:: WRITTEN PROBLEM ::
Please write out the lines of the data exactly, beginning with the first and ending with the line containing "from matplotlib.patches import Ellipse"; leave the pictures behind.

:: DATA EXCERPT ::
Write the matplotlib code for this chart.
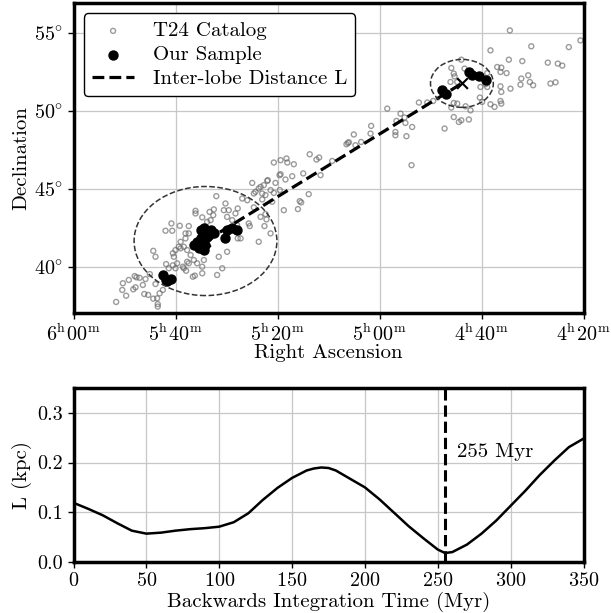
import numpy as np
import matplotlib
matplotlib.use("Agg")
import matplotlib.pyplot as plt
from matplotlib.patches import Ellipse

plt.rcParams["font.family"] = "serif"
plt.rcParams["font.serif"] = ["cmr10"]
plt.rcParams["mathtext.fontset"] = "cm"
plt.rcParams["axes.formatter.use_mathtext"] = True
plt.rcParams["font.size"] = 15

# T24 catalog positions (RA deg, Dec deg)
t24_ra = [
    87.91, 87.61, 87.58, 87.42, 87.07, 87.00, 86.96, 86.91, 86.76, 86.60,
    86.53, 86.47, 86.34, 86.26, 86.09, 85.90, 85.87, 85.87, 85.98, 85.78,
    85.62, 86.09, 85.98, 85.49, 85.20, 85.16, 85.46, 85.33, 85.13, 85.00,
    85.13, 85.00, 84.84, 84.79, 84.75, 84.59, 84.64, 84.48, 84.43, 84.51,
    84.35, 84.15, 87.29, 84.02, 84.02, 83.69, 83.33, 83.12, 83.15, 83.00,
    82.55, 82.63, 82.39, 82.47, 82.22, 81.95, 82.06, 81.73, 81.24, 81.16,
    80.92, 80.83, 80.50, 80.75, 81.41, 81.36, 80.83, 81.81, 81.95, 80.92,
    80.34, 82.47, 82.88, 82.71, 82.96, 83.61, 83.69, 83.69, 84.05, 84.10,
    84.26, 84.43, 84.51, 84.35, 84.75, 85.08, 84.92, 84.59, 84.35, 83.94,
    83.28, 83.45, 81.98, 82.55, 80.18, 79.85, 79.56, 79.52, 79.20, 78.42,
    78.09, 77.96, 77.32, 76.62, 76.55, 79.90, 79.85, 79.28, 79.61, 78.74,
    77.89, 80.48, 80.10, 80.67, 81.08, 80.34, 80.18, 79.89, 80.59, 80.75,
    81.48, 80.26, 78.47, 78.91, 78.84, 79.69, 79.00, 81.16, 80.59, 80.54,
    80.64, 74.62, 73.97, 74.17, 73.77, 73.73, 73.40, 74.22, 74.22, 73.68,
    73.07, 72.66, 72.37, 75.41, 75.44, 76.26, 76.50, 76.18, 75.90, 73.43,
    68.61, 69.56, 70.99, 71.48, 71.36, 71.52, 71.19, 69.23, 69.03, 69.07,
    68.77, 68.66, 69.72, 70.05, 69.72, 69.07, 69.03, 68.58, 70.08, 69.56,
    69.36, 69.07, 69.03, 69.97, 70.54, 70.78, 71.36, 71.19, 71.48, 70.99,
    71.36, 71.11, 70.62, 71.81, 69.80, 71.32, 70.83, 67.56, 65.72, 65.15,
    68.00, 66.75, 66.26, 66.04, 67.71, 68.05, 67.63, 67.47, 68.09, 66.62,
    66.37,
]
t24_dec = [
    37.76, 38.53, 38.96, 38.16, 38.57, 39.42, 38.70, 39.34, 39.31, 38.85,
    38.27, 39.23, 38.21, 39.55, 37.97, 37.99, 37.46, 37.62, 38.91, 38.31,
    38.53, 41.04, 40.66, 42.33, 42.80, 42.33, 40.19, 39.92, 40.11, 39.92,
    40.88, 41.09, 41.30, 42.65, 41.62, 41.30, 40.02, 39.76, 40.34, 42.16,
    42.63, 39.38, 39.17, 43.61, 43.44, 43.19, 43.54, 43.70, 43.33, 44.55,
    44.08, 43.65, 43.65, 43.22, 43.01, 43.76, 43.44, 44.40, 45.40, 44.72,
    45.04, 45.15, 45.53, 44.72, 42.80, 42.63, 43.22, 41.84, 41.84, 41.62,
    42.16, 40.98, 40.66, 39.92, 39.49, 40.45, 40.02, 39.60, 39.45, 40.45,
    40.77, 41.09, 41.84, 42.16, 41.20, 40.66, 40.24, 39.92, 40.24, 40.24,
    43.01, 42.90, 42.69, 41.73, 46.71, 46.86, 46.97, 46.71, 46.60, 47.24,
    46.90, 47.03, 46.81, 47.88, 47.97, 45.90, 45.96, 45.83, 45.62, 46.01,
    45.90, 45.58, 45.40, 45.26, 44.83, 44.94, 44.76, 44.94, 44.62, 44.34,
    44.29, 44.19, 44.68, 44.23, 44.15, 43.65, 43.72, 43.83, 43.40, 43.06,
    42.63, 50.17, 49.85, 49.38, 49.60, 49.25, 48.99, 48.67, 48.46, 48.40,
    50.56, 50.56, 50.66, 49.06, 48.57, 48.51, 48.01, 47.82, 48.03, 46.54,
    55.19, 53.91, 53.31, 52.78, 52.42, 51.88, 51.88, 52.84, 52.80, 52.52,
    52.45, 53.31, 52.45, 51.56, 51.56, 51.60, 51.24, 51.45, 50.88, 50.45,
    50.28, 50.66, 50.49, 50.60, 50.06, 50.32, 50.53, 50.49, 50.24, 49.42,
    49.63, 49.31, 49.47, 48.89, 51.74, 52.24, 52.74, 54.17, 54.12, 54.55,
    53.22, 53.12, 53.06, 52.93, 52.31, 52.10, 51.88, 51.67, 51.71, 51.78,
    51.86,
]

# our sample (RA deg, Dec deg)
sample_ra = [
    85.62, 85.49, 85.24, 85.40,
    83.77, 83.61, 83.28, 83.12, 83.45, 83.94, 84.10, 83.86, 83.61, 83.37,
    82.47, 82.22, 81.98, 82.55, 83.53, 83.77,
    71.93, 71.76, 70.62, 70.46, 70.13, 69.80,
]
sample_dec = [
    39.49, 39.17, 39.23, 39.10,
    42.37, 42.48, 42.37, 42.16, 41.94, 41.62, 41.41, 41.20, 41.09, 42.05,
    42.37, 42.48, 42.37, 41.84, 41.41, 41.86,
    51.35, 51.13, 52.52, 52.31, 52.24, 51.99,
]

# lobe centres and radii (deg)
lobe_ra = [83.53, 70.96]
lobe_dec = [41.67, 51.79]
lobe_radius = [3.5, 1.54]

# inter-lobe distance vs backwards integration time
time_myr = [0, 10, 20, 30, 40, 50, 60, 70, 80, 90, 100, 110, 120, 130, 140,
            150, 160, 165, 170, 175, 180, 190, 200, 210, 220, 230, 240, 250,
            255, 260, 270, 280, 290, 300, 310, 320, 330, 340, 350]
dist_kpc = [0.119, 0.107, 0.094, 0.078, 0.063, 0.057, 0.059, 0.063, 0.066,
            0.068, 0.071, 0.080, 0.098, 0.125, 0.149, 0.169, 0.184, 0.188,
            0.190, 0.189, 0.184, 0.167, 0.150, 0.126, 0.099, 0.072, 0.048,
            0.025, 0.018, 0.020, 0.035, 0.057, 0.083, 0.113, 0.143, 0.175,
            0.204, 0.231, 0.248]
t_min = 255

ra_ticks = [90, 85, 80, 75, 70, 65]
ra_labels = [r"$6^{\rm h}00^{\rm m}$", r"$5^{\rm h}40^{\rm m}$",
             r"$5^{\rm h}20^{\rm m}$", r"$5^{\rm h}00^{\rm m}$",
             r"$4^{\rm h}40^{\rm m}$", r"$4^{\rm h}20^{\rm m}$"]
dec_ticks = [40, 45, 50, 55]
dec_labels = [r"$40\!^\circ$", r"$45\!^\circ$", r"$50\!^\circ$",
              r"$55\!^\circ$"]

fig = plt.figure(figsize=(6.11, 6.13), dpi=100)
ax1 = fig.add_axes([0.1203, 0.4894, 0.8347, 0.5057])
ax2 = fig.add_axes([0.1203, 0.0832, 0.8347, 0.2840])

ax1.scatter(t24_ra, t24_dec, s=13, facecolors="none", edgecolors="0.4",
            linewidths=1.0, alpha=0.65, label="T24 Catalog", zorder=2)
ax1.scatter(sample_ra, sample_dec, s=42, color="black", label="Our Sample",
            zorder=3)
ax1.plot(lobe_ra, lobe_dec, "--", color="black", lw=2.3,
         label="Inter-lobe Distance L", zorder=4)
ax1.scatter(lobe_ra, lobe_dec, marker="x", s=60, color="black", lw=1.5,
            zorder=5)
for ra, dec, r in zip(lobe_ra, lobe_dec, lobe_radius):
    ax1.add_patch(Ellipse((ra, dec), 2 * r, 2 * r, fill=False, ls="--",
                          lw=1.1, edgecolor="#333333", zorder=4))

ax1.set_xlim(90, 65)
ax1.set_ylim(37.05, 56.95)
ax1.set_xticks(ra_ticks)
ax1.set_xticklabels(ra_labels, fontsize=14.5)
ax1.set_yticks(dec_ticks)
ax1.set_yticklabels(dec_labels, fontsize=14.5)
ax1.set_xlabel("Right Ascension", labelpad=-1)
ax1.set_ylabel("Declination", labelpad=3)
ax1.grid(True, color="0.78", lw=0.9, zorder=0)
ax1.set_axisbelow(True)
leg = ax1.legend(loc="upper left", framealpha=1, edgecolor="black",
                 fancybox=True, fontsize=15, labelspacing=0.25,
                 borderaxespad=0.5, handletextpad=0.9)
leg.get_frame().set_linewidth(1.0)

ax2.plot(time_myr, dist_kpc, color="black", lw=1.8, zorder=3)
ax2.axvline(t_min, color="black", ls="--", lw=2.2, zorder=4)
ax2.text(t_min + 8, 0.222, f"{t_min} Myr", ha="left", va="center",
         fontsize=15)
ax2.set_xlim(0, 350)
ax2.set_ylim(0, 0.35)
ax2.set_xticks([0, 50, 100, 150, 200, 250, 300, 350])
ax2.set_yticks([0.0, 0.1, 0.2, 0.3])
ax2.set_yticklabels(["0.0", "0.1", "0.2", "0.3"])
ax2.tick_params(labelsize=14.5)
ax2.set_xlabel("Backwards Integration Time (Myr)", labelpad=1)
ax2.set_ylabel("L (kpc)", labelpad=4)
ax2.grid(True, color="0.78", lw=0.9, zorder=0)
ax2.set_axisbelow(True)

for ax in (ax1, ax2):
    for sp in ax.spines.values():
        sp.set_linewidth(2.5)
    ax.tick_params(width=1.0, length=4)

fig.savefig("out.png", dpi=100)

:: ANSWER BELOW ::
Write the matplotlib code for this chart.
import numpy as np
import matplotlib
matplotlib.use("Agg")
import matplotlib.pyplot as plt
from matplotlib.patches import Ellipse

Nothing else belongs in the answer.